Set all the material down again unchanged, without the pictures.

## BEGIN

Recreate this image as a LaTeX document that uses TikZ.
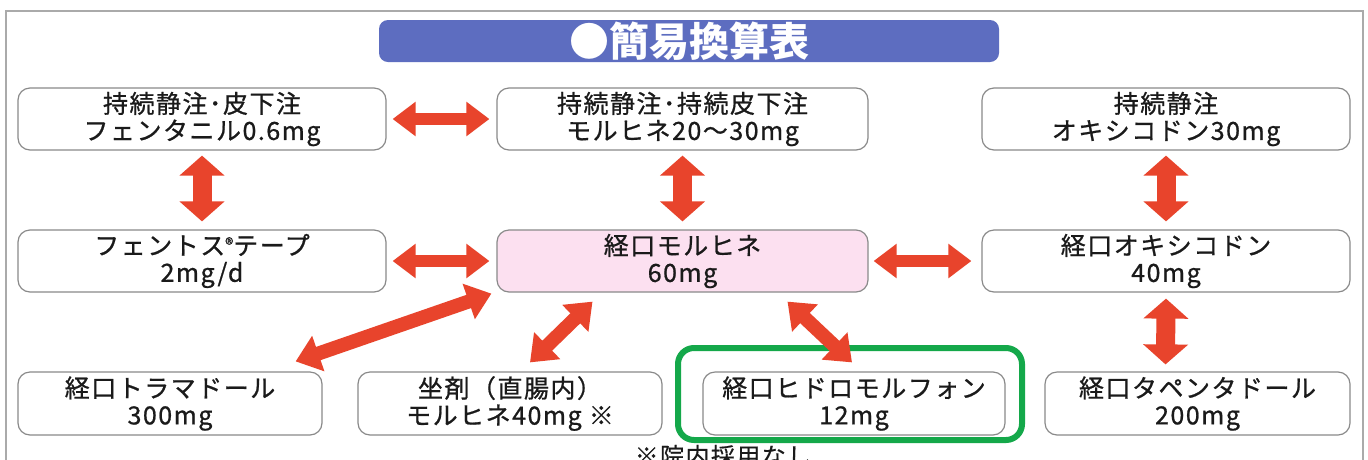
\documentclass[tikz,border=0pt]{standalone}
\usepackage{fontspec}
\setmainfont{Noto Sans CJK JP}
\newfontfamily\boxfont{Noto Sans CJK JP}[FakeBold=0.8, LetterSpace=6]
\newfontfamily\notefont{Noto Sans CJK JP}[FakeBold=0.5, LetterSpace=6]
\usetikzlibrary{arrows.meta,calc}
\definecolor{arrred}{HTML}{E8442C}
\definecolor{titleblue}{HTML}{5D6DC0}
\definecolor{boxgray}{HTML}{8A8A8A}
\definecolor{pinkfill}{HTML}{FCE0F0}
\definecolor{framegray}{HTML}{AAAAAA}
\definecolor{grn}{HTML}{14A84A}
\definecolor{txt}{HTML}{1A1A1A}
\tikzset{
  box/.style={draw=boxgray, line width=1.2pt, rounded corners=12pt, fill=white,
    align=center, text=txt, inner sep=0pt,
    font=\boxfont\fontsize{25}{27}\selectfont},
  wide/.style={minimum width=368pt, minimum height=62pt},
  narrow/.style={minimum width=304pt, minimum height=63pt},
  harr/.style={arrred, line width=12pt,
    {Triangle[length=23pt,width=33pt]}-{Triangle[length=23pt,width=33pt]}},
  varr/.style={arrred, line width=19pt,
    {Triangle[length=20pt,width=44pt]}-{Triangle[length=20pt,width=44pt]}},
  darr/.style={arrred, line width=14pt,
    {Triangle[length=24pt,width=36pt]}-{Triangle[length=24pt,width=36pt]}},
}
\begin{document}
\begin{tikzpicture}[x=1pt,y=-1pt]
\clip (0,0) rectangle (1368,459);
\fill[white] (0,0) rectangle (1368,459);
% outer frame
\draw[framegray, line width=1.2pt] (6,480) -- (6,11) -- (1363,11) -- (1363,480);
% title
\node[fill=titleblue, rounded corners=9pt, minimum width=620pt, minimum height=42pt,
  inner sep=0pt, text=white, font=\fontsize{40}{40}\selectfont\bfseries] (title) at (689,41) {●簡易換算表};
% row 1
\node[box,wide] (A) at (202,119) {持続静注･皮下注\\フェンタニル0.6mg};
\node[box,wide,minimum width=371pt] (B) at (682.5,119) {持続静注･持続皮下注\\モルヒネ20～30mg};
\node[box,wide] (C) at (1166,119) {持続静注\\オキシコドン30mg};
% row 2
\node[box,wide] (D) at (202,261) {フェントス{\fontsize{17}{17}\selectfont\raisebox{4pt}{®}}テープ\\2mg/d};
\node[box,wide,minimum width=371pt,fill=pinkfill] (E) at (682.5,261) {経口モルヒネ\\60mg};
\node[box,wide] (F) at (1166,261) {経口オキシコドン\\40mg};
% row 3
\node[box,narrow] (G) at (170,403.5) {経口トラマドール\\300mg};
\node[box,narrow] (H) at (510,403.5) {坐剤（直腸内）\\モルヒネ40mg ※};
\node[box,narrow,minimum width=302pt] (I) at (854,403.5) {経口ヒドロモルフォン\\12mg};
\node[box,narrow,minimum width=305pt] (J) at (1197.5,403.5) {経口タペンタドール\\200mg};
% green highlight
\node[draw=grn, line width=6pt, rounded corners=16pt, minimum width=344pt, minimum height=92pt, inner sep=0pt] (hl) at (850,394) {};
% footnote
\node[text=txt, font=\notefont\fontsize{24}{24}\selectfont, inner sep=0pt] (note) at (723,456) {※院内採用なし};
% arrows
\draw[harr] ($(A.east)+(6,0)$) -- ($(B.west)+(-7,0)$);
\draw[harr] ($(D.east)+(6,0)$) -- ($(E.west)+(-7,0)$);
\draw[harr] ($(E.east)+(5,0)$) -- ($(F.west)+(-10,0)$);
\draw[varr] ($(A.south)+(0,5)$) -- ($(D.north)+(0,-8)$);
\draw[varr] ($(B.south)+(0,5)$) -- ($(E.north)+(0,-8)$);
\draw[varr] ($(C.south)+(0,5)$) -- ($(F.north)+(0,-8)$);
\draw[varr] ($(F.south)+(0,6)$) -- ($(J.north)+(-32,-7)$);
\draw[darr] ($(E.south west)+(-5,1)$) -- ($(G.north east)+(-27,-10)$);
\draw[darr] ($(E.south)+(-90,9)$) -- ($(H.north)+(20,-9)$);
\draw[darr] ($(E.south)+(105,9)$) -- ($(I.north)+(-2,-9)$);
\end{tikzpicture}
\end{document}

## END

▸ Response to the task
Recreate this image as a LaTeX document that uses TikZ.
\documentclass[tikz,border=0pt]{standalone}
\usepackage{fontspec}
\setmainfont{Noto Sans CJK JP}
\newfontfamily\boxfont{Noto Sans CJK JP}[FakeBold=0.8, LetterSpace=6]
\newfontfamily\notefont{Noto Sans CJK JP}[FakeBold=0.5, LetterSpace=6]
\usetikzlibrary{arrows.meta,calc}
\definecolor{arrred}{HTML}{E8442C}
\definecolor{titleblue}{HTML}{5D6DC0}
\definecolor{boxgray}{HTML}{8A8A8A}
\definecolor{pinkfill}{HTML}{FCE0F0}
\definecolor{framegray}{HTML}{AAAAAA}
\definecolor{grn}{HTML}{14A84A}
\definecolor{txt}{HTML}{1A1A1A}
\tikzset{
  box/.style={draw=boxgray, line width=1.2pt, rounded corners=12pt, fill=white,
    align=center, text=txt, inner sep=0pt,
    font=\boxfont\fontsize{25}{27}\selectfont},
  wide/.style={minimum width=368pt, minimum height=62pt},
  narrow/.style={minimum width=304pt, minimum height=63pt},
  harr/.style={arrred, line width=12pt,
    {Triangle[length=23pt,width=33pt]}-{Triangle[length=23pt,width=33pt]}},
  varr/.style={arrred, line width=19pt,
    {Triangle[length=20pt,width=44pt]}-{Triangle[length=20pt,width=44pt]}},
  darr/.style={arrred, line width=14pt,
    {Triangle[length=24pt,width=36pt]}-{Triangle[length=24pt,width=36pt]}},
}
\begin{document}
\begin{tikzpicture}[x=1pt,y=-1pt]
\clip (0,0) rectangle (1368,459);
\fill[white] (0,0) rectangle (1368,459);
% outer frame
\draw[framegray, line width=1.2pt] (6,480) -- (6,11) -- (1363,11) -- (1363,480);
% title
\node[fill=titleblue, rounded corners=9pt, minimum width=620pt, minimum height=42pt,
  inner sep=0pt, text=white, font=\fontsize{40}{40}\selectfont\bfseries] (title) at (689,41) {●簡易換算表};
% row 1
\node[box,wide] (A) at (202,119) {持続静注･皮下注\\フェンタニル0.6mg};
\node[box,wide,minimum width=371pt] (B) at (682.5,119) {持続静注･持続皮下注\\モルヒネ20～30mg};
\node[box,wide] (C) at (1166,119) {持続静注\\オキシコドン30mg};
% row 2
\node[box,wide] (D) at (202,261) {フェントス{\fontsize{17}{17}\selectfont\raisebox{4pt}{®}}テープ\\2mg/d};
\node[box,wide,minimum width=371pt,fill=pinkfill] (E) at (682.5,261) {経口モルヒネ\\60mg};
\node[box,wide] (F) at (1166,261) {経口オキシコドン\\40mg};
% row 3
\node[box,narrow] (G) at (170,403.5) {経口トラマドール\\300mg};
\node[box,narrow] (H) at (510,403.5) {坐剤（直腸内）\\モルヒネ40mg ※};
\node[box,narrow,minimum width=302pt] (I) at (854,403.5) {経口ヒドロモルフォン\\12mg};
\node[box,narrow,minimum width=305pt] (J) at (1197.5,403.5) {経口タペンタドール\\200mg};
% green highlight
\node[draw=grn, line width=6pt, rounded corners=16pt, minimum width=344pt, minimum height=92pt, inner sep=0pt] (hl) at (850,394) {};
% footnote
\node[text=txt, font=\notefont\fontsize{24}{24}\selectfont, inner sep=0pt] (note) at (723,456) {※院内採用なし};
% arrows
\draw[harr] ($(A.east)+(6,0)$) -- ($(B.west)+(-7,0)$);
\draw[harr] ($(D.east)+(6,0)$) -- ($(E.west)+(-7,0)$);
\draw[harr] ($(E.east)+(5,0)$) -- ($(F.west)+(-10,0)$);
\draw[varr] ($(A.south)+(0,5)$) -- ($(D.north)+(0,-8)$);
\draw[varr] ($(B.south)+(0,5)$) -- ($(E.north)+(0,-8)$);
\draw[varr] ($(C.south)+(0,5)$) -- ($(F.north)+(0,-8)$);
\draw[varr] ($(F.south)+(0,6)$) -- ($(J.north)+(-32,-7)$);
\draw[darr] ($(E.south west)+(-5,1)$) -- ($(G.north east)+(-27,-10)$);
\draw[darr] ($(E.south)+(-90,9)$) -- ($(H.north)+(20,-9)$);
\draw[darr] ($(E.south)+(105,9)$) -- ($(I.north)+(-2,-9)$);
\end{tikzpicture}
\end{document}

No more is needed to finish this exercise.